Garrison information
- Garrison: 3rd Infantry Battalion, Irish Army

= Stephens Barracks =

Irish military installation

Stephens Barracks (Dún Mhic Stiofáin) is a military installation in Kilkenny, Ireland.

==History==
The barracks were built by James Switzer (then spelled Switser) on land provided by the Earl of Ormond as part of the response to the Irish Rebellion and completed between 1800 and 1803. The site was provided by William Butler, 6th Earl of Ormond on the North East of the city. Construction was to a standard plan similar to barracks being built in Templemore and Mullingar.

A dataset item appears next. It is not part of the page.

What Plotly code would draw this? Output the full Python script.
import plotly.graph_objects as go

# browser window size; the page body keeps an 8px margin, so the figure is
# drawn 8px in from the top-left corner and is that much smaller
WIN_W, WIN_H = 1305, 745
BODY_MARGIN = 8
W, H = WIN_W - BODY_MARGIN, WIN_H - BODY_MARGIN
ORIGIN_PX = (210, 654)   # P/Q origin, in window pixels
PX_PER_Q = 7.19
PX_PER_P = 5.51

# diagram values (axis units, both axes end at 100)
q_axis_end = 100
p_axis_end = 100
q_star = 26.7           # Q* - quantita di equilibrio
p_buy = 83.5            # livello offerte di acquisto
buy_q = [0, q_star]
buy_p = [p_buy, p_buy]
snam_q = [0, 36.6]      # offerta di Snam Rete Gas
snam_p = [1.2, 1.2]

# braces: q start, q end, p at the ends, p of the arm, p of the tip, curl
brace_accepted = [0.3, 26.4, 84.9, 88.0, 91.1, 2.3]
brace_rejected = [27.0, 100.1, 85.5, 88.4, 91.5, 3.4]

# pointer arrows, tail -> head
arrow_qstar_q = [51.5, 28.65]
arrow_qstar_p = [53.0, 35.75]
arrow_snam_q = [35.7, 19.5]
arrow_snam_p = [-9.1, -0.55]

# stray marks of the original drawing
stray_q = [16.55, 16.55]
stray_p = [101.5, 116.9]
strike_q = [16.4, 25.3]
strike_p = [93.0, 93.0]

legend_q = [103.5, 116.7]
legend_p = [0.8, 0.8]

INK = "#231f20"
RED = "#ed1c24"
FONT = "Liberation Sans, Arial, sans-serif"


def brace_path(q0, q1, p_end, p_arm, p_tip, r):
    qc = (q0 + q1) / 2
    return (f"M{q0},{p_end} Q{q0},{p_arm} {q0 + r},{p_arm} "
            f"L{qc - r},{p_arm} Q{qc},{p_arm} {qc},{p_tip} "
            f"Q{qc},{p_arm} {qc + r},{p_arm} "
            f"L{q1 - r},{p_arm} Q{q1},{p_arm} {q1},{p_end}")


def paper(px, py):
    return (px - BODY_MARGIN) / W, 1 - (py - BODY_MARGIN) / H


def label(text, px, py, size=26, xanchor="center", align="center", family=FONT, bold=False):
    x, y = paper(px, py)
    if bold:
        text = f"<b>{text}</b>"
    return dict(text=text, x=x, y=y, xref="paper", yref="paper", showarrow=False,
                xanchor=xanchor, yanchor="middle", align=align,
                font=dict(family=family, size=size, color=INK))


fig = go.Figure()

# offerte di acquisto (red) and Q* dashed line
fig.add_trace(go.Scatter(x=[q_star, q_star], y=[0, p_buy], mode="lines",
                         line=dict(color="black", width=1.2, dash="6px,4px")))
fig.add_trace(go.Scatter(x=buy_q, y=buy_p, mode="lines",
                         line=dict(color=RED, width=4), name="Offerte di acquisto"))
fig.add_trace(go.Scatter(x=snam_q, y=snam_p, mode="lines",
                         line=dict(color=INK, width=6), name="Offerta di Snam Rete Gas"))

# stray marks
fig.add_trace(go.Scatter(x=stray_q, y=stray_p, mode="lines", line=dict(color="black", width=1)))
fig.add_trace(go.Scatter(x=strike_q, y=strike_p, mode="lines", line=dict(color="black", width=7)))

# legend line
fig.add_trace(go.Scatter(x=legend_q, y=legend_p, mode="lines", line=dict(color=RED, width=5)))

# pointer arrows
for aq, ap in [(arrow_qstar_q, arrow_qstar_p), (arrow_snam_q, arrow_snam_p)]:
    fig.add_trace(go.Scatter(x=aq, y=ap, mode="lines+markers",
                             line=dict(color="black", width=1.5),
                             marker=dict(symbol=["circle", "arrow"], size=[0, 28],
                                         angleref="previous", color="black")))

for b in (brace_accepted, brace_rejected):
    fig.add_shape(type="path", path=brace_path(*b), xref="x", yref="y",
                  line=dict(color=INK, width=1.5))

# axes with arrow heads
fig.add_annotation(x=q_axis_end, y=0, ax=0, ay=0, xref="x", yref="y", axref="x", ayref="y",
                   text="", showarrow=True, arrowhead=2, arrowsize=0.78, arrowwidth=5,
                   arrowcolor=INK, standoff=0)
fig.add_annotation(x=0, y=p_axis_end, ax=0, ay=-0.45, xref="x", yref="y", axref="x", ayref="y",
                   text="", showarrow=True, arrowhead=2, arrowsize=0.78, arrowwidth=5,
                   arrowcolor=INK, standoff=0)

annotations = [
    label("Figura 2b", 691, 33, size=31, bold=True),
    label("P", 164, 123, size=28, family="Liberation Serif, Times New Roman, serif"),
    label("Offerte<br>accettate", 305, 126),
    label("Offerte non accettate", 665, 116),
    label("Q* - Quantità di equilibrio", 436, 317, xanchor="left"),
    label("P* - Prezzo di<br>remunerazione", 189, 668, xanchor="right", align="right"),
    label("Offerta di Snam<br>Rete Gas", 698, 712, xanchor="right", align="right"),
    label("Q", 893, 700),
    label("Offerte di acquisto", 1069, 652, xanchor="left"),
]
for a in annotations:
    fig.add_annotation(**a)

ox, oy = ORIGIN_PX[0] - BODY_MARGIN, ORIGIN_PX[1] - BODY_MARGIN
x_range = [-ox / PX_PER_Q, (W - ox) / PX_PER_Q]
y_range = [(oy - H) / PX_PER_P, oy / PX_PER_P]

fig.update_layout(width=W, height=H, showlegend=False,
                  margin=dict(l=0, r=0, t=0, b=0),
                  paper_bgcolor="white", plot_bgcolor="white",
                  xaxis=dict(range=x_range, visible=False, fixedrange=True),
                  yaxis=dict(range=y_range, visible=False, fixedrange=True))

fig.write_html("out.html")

On completion, sufficient material remained to construct “an asylum to cater for the needs of twenty women”, the present day Switser's Home in Kilkenny.

A garrison church was added in 1852. Married quarters were provided to the east of the barracks in the 1850s, continuing in their original use until 1995 when they were handed over to Kilkenny Corporation for redevelopment as local authority housing.

Following the Anglo-Irish Treaty the barracks was handed over to the forces of the Irish Free State in 1922 and renamed after James Stephens, the Irish Republican leader, in 1969. The barracks was occupied by a number of different units between the end of the Civil War and the start of the Emergency (as the Second World War was officially termed in Ireland). This period saw a considerable expansion of the number of personnel accommodated in both the barracks and other locations in the city. Following the end of the Emergency, the strength was again reduced to cadres for reserve elements.

In 1971 A Company, 3 Infantry Battalion was moved to the barracks from the Curragh and in 1977 this was incorporated into the newly formed 30 Infantry Battalion. This remained the main unit in the garrison until its disbandment in 1998. The barracks is now the home to the 3 Infantry Battalion.